INPUT MATERIAL
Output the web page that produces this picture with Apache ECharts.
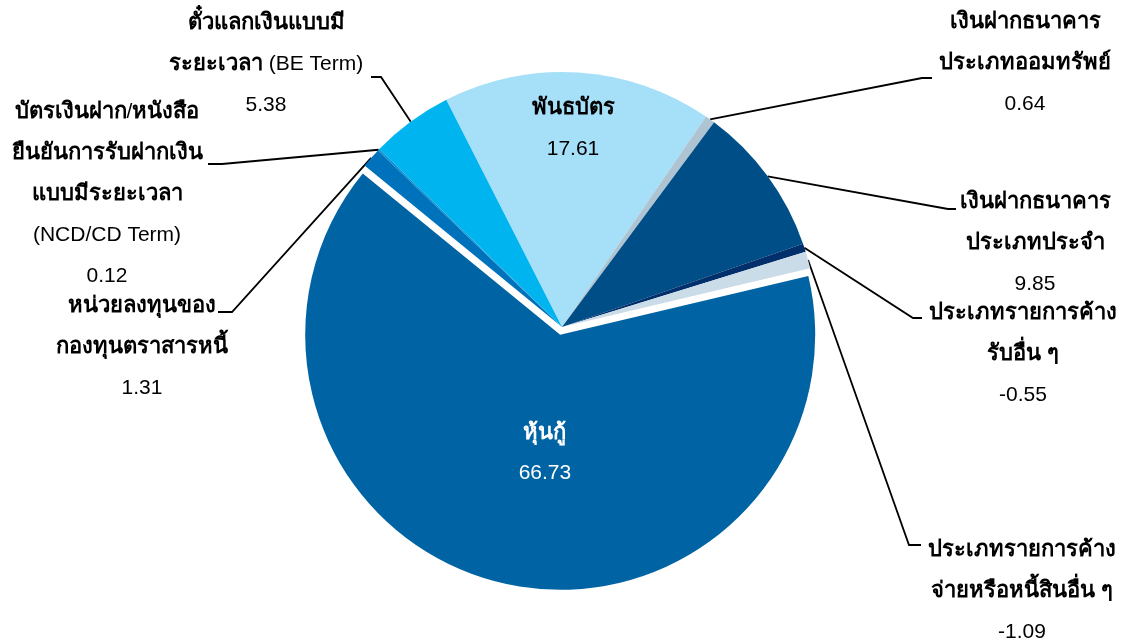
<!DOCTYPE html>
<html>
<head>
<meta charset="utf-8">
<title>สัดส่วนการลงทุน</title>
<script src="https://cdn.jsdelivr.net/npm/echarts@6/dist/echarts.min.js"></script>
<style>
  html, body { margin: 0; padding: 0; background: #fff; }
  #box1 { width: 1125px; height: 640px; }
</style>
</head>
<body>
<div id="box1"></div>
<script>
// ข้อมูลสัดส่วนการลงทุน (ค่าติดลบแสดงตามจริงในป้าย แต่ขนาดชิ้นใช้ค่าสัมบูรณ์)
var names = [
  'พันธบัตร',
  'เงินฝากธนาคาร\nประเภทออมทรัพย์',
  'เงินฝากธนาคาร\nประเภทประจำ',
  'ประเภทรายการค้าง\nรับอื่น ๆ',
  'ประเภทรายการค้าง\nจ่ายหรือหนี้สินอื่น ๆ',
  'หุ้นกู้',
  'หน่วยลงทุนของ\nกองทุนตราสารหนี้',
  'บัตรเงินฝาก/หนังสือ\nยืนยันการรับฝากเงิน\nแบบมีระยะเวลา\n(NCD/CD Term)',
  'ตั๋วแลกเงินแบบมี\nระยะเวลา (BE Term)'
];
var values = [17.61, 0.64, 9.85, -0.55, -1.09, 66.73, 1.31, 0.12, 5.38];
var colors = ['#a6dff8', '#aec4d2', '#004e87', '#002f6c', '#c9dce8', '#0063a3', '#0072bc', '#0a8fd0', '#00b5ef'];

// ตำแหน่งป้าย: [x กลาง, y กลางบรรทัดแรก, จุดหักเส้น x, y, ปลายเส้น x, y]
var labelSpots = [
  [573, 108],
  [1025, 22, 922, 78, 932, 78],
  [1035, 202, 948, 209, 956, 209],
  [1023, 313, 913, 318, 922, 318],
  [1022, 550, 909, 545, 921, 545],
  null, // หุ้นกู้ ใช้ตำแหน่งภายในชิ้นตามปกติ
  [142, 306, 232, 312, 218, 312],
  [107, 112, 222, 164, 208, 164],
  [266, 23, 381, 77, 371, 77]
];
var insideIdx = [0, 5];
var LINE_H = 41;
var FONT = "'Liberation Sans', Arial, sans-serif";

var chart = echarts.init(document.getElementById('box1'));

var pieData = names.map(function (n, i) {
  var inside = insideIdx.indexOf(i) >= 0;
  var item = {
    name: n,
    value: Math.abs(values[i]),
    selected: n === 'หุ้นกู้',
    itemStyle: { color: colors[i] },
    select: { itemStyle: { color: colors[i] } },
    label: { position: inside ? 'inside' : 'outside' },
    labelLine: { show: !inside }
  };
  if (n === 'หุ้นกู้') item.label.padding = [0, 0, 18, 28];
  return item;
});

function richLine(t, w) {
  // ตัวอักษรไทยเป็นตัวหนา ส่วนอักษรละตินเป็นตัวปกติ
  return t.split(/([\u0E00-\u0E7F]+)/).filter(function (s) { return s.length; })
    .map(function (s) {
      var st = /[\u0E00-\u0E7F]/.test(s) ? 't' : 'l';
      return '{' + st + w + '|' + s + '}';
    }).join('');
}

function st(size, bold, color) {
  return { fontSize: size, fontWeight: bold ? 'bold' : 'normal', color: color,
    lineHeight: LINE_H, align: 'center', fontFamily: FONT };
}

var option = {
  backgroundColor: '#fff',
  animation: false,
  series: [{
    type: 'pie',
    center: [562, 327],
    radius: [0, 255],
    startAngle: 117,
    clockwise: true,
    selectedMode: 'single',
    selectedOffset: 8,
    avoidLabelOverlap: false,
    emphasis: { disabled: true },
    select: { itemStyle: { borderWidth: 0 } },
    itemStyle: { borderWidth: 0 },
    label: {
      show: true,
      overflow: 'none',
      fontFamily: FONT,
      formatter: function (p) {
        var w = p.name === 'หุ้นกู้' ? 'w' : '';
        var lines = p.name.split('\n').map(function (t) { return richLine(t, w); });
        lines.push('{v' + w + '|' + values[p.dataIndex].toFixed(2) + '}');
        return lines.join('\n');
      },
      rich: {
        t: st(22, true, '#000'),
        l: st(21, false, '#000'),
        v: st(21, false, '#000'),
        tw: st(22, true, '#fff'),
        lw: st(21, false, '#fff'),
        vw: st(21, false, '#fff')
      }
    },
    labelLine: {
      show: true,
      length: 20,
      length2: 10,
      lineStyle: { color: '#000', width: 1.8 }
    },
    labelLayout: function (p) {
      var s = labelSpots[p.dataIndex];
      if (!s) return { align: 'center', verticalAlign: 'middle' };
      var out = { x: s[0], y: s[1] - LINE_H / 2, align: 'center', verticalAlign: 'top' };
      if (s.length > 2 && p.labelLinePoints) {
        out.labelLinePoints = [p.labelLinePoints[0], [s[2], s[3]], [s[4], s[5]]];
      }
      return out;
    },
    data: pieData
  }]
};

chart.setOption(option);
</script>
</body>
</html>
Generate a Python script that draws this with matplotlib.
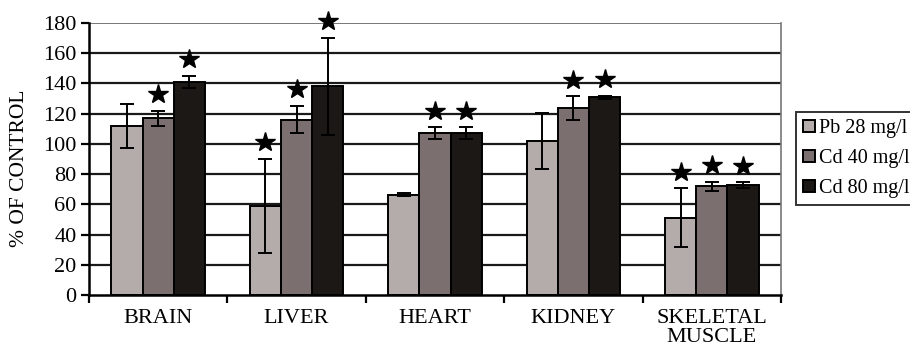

...

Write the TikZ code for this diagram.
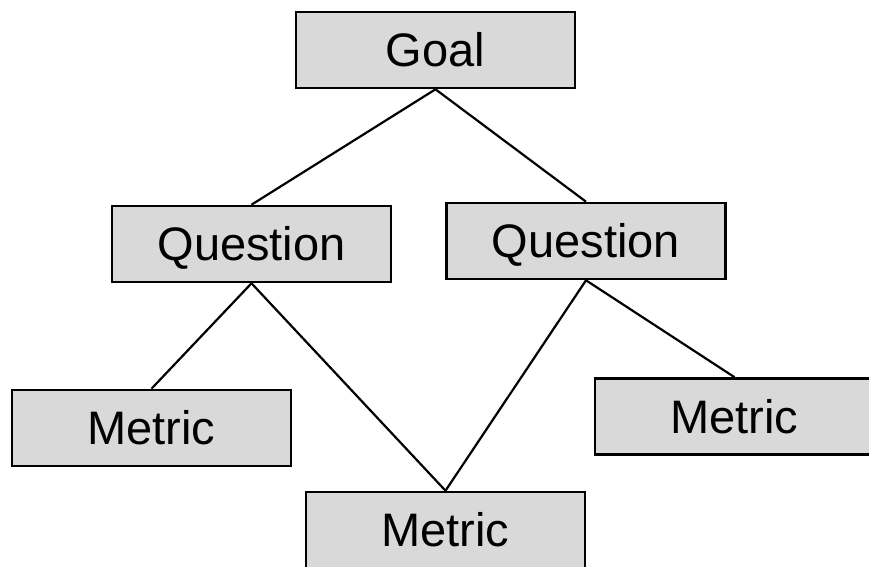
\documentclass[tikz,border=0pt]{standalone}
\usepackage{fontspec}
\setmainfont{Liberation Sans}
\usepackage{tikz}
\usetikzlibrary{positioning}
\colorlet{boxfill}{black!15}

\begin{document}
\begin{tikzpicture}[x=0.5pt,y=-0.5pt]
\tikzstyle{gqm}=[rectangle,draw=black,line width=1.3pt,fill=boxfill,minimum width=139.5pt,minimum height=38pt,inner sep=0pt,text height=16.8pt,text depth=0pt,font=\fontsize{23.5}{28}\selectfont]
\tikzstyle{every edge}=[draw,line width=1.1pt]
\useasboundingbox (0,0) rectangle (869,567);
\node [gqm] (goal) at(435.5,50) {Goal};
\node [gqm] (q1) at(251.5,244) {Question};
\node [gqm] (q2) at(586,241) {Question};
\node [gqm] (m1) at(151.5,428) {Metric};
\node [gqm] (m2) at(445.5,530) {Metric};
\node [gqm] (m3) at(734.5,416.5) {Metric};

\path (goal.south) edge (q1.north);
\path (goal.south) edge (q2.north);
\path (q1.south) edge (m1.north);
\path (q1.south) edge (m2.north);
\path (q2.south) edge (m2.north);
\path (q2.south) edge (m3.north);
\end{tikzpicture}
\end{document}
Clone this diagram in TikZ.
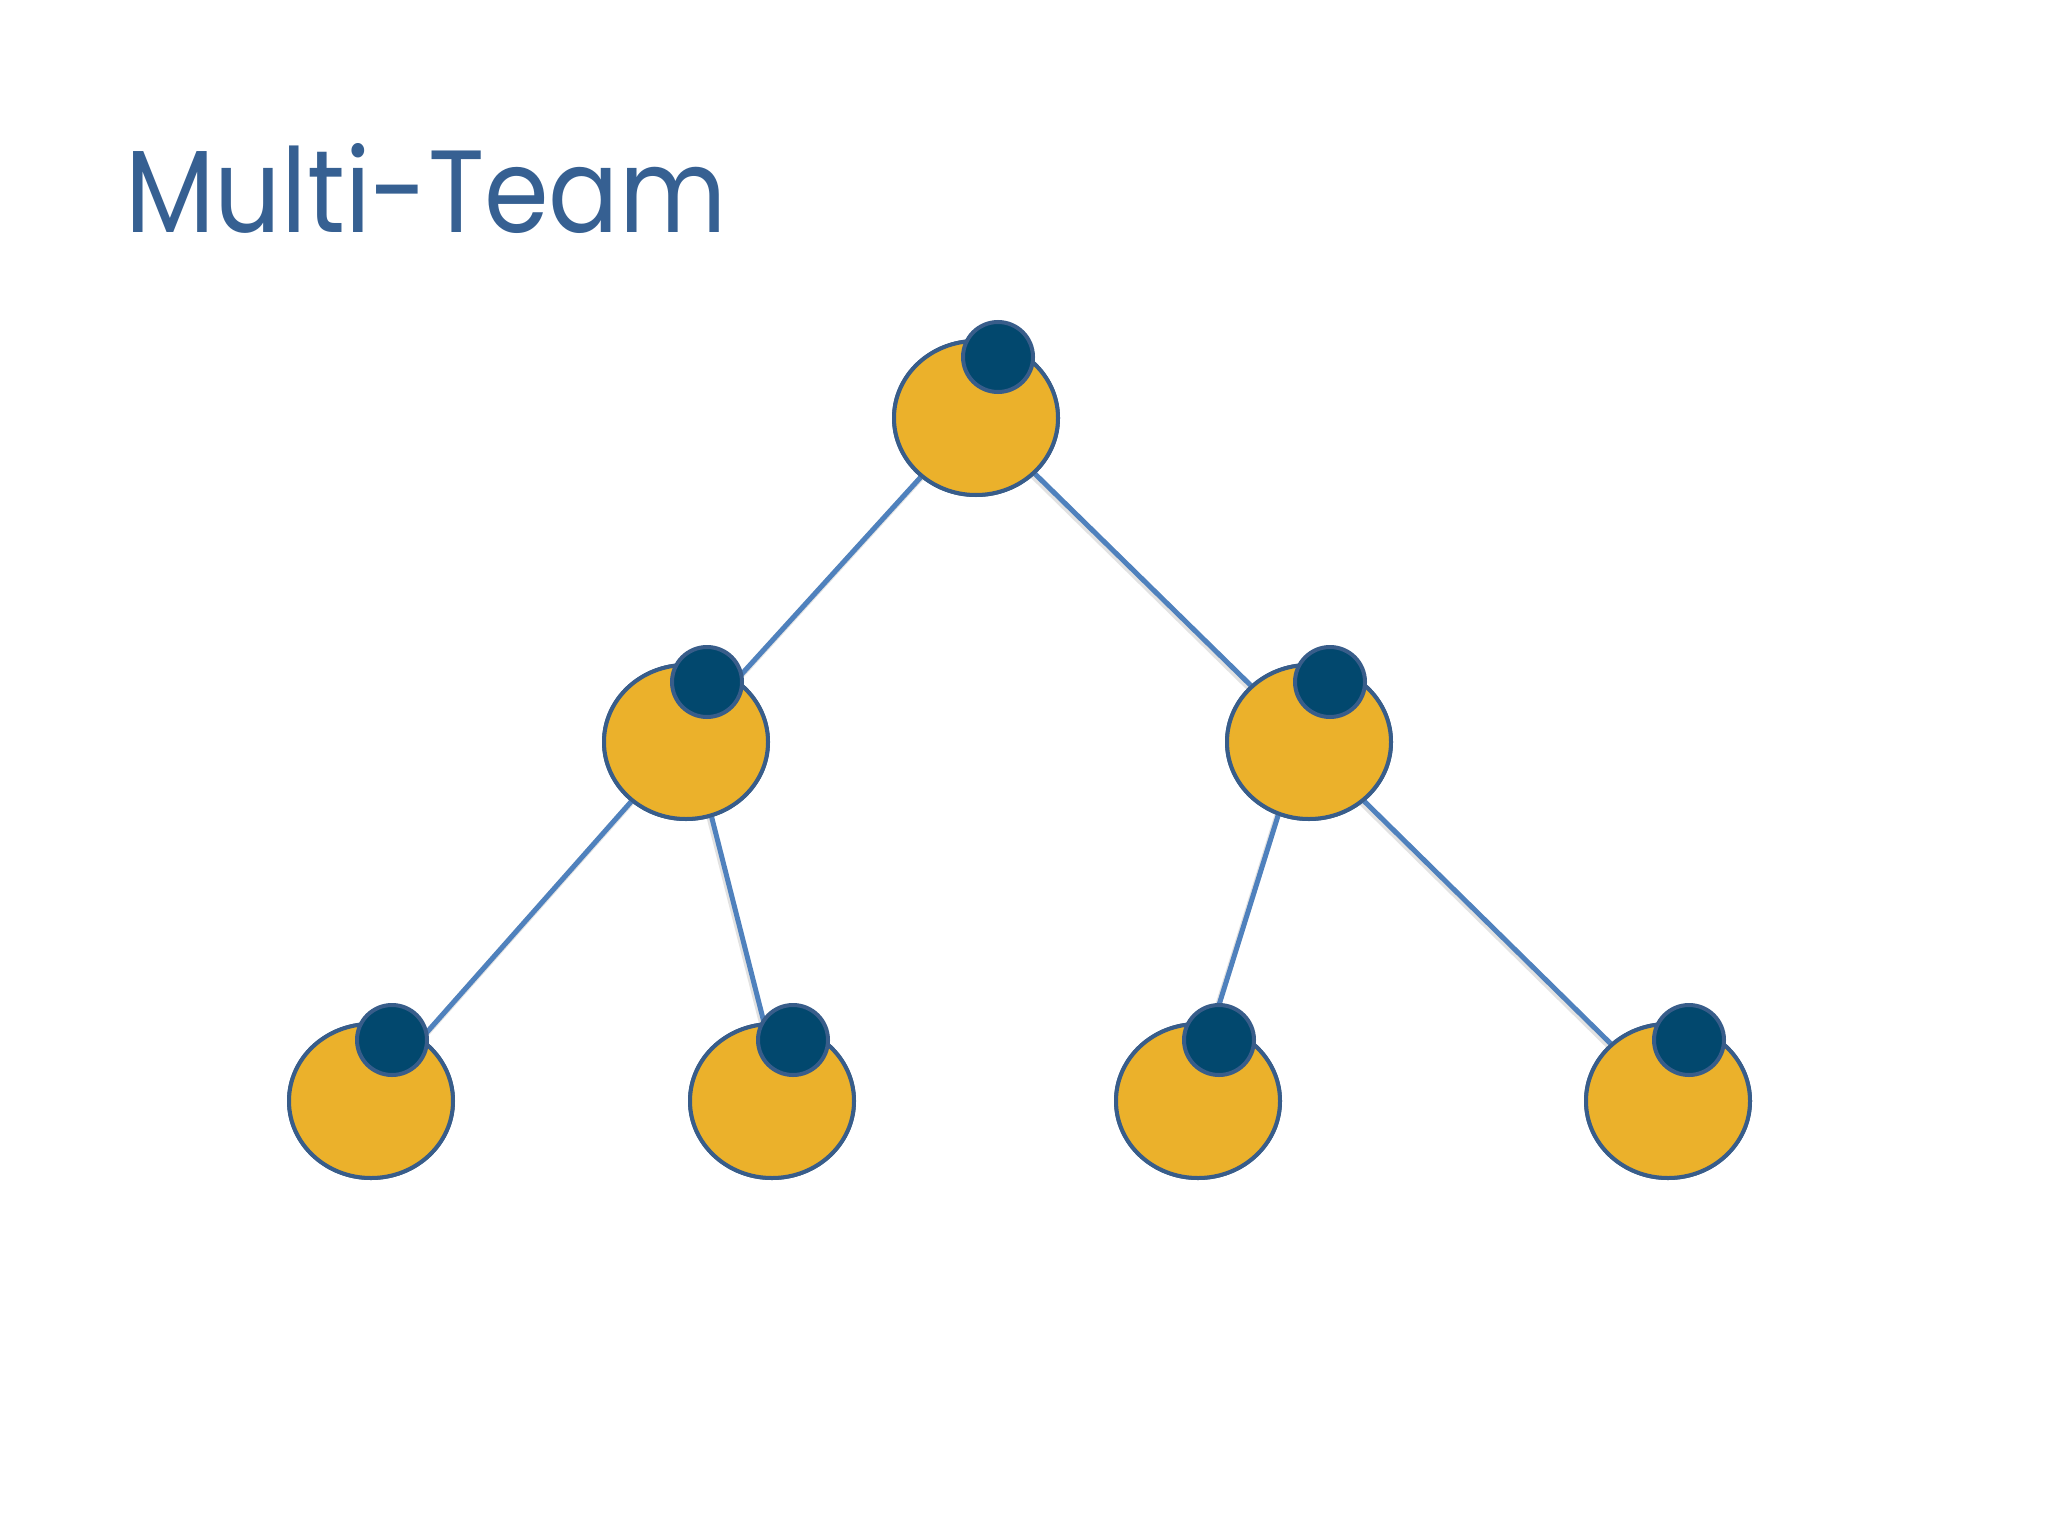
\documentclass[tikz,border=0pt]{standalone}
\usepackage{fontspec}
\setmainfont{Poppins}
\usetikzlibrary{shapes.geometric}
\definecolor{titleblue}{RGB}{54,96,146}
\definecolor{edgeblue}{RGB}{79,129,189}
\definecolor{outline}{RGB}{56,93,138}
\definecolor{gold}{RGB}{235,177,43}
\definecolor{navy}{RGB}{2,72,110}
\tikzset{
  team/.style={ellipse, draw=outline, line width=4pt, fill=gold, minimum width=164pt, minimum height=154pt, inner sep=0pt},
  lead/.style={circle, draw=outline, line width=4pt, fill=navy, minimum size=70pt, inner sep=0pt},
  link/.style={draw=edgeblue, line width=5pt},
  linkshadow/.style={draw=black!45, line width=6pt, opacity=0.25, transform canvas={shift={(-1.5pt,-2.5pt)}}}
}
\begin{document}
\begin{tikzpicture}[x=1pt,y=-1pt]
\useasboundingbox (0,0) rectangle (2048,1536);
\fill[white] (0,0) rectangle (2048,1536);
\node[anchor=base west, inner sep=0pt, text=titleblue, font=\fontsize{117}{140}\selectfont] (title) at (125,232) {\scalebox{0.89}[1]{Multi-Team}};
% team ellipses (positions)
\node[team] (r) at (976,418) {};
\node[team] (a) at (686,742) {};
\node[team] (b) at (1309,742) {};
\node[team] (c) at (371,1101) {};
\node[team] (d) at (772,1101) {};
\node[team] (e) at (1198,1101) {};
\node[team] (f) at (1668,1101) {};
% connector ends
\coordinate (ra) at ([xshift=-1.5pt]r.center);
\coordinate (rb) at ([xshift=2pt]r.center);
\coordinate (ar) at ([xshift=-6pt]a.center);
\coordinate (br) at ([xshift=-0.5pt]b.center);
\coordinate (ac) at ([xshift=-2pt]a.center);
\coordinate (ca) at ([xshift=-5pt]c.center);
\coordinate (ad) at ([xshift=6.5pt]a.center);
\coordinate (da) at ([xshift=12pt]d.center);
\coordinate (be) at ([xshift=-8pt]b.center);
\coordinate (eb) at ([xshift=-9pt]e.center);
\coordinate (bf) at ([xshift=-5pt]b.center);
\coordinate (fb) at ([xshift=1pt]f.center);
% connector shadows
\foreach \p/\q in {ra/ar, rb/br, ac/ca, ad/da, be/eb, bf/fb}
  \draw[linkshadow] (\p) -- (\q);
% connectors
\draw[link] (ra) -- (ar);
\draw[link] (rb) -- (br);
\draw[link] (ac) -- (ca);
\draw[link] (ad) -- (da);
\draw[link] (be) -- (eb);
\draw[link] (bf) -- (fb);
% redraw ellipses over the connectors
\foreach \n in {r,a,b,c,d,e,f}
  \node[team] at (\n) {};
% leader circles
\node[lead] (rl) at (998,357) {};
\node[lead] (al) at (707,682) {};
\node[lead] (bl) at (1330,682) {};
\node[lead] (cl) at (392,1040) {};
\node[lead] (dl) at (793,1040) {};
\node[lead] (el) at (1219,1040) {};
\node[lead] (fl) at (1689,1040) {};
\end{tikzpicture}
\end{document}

EXERCISE GOAL
Omit all pictures, then copy the lines between the ones holding "Output the web" and "var chart = echarts.init(document.getElementById('box1'));", inclusive.

RESULT OF THIS TASK
Output the web page that produces this picture with Apache ECharts.
<!DOCTYPE html>
<html>
<head>
<meta charset="utf-8">
<title>สัดส่วนการลงทุน</title>
<script src="https://cdn.jsdelivr.net/npm/echarts@6/dist/echarts.min.js"></script>
<style>
  html, body { margin: 0; padding: 0; background: #fff; }
  #box1 { width: 1125px; height: 640px; }
</style>
</head>
<body>
<div id="box1"></div>
<script>
// ข้อมูลสัดส่วนการลงทุน (ค่าติดลบแสดงตามจริงในป้าย แต่ขนาดชิ้นใช้ค่าสัมบูรณ์)
var names = [
  'พันธบัตร',
  'เงินฝากธนาคาร\nประเภทออมทรัพย์',
  'เงินฝากธนาคาร\nประเภทประจำ',
  'ประเภทรายการค้าง\nรับอื่น ๆ',
  'ประเภทรายการค้าง\nจ่ายหรือหนี้สินอื่น ๆ',
  'หุ้นกู้',
  'หน่วยลงทุนของ\nกองทุนตราสารหนี้',
  'บัตรเงินฝาก/หนังสือ\nยืนยันการรับฝากเงิน\nแบบมีระยะเวลา\n(NCD/CD Term)',
  'ตั๋วแลกเงินแบบมี\nระยะเวลา (BE Term)'
];
var values = [17.61, 0.64, 9.85, -0.55, -1.09, 66.73, 1.31, 0.12, 5.38];
var colors = ['#a6dff8', '#aec4d2', '#004e87', '#002f6c', '#c9dce8', '#0063a3', '#0072bc', '#0a8fd0', '#00b5ef'];

// ตำแหน่งป้าย: [x กลาง, y กลางบรรทัดแรก, จุดหักเส้น x, y, ปลายเส้น x, y]
var labelSpots = [
  [573, 108],
  [1025, 22, 922, 78, 932, 78],
  [1035, 202, 948, 209, 956, 209],
  [1023, 313, 913, 318, 922, 318],
  [1022, 550, 909, 545, 921, 545],
  null, // หุ้นกู้ ใช้ตำแหน่งภายในชิ้นตามปกติ
  [142, 306, 232, 312, 218, 312],
  [107, 112, 222, 164, 208, 164],
  [266, 23, 381, 77, 371, 77]
];
var insideIdx = [0, 5];
var LINE_H = 41;
var FONT = "'Liberation Sans', Arial, sans-serif";

var chart = echarts.init(document.getElementById('box1'));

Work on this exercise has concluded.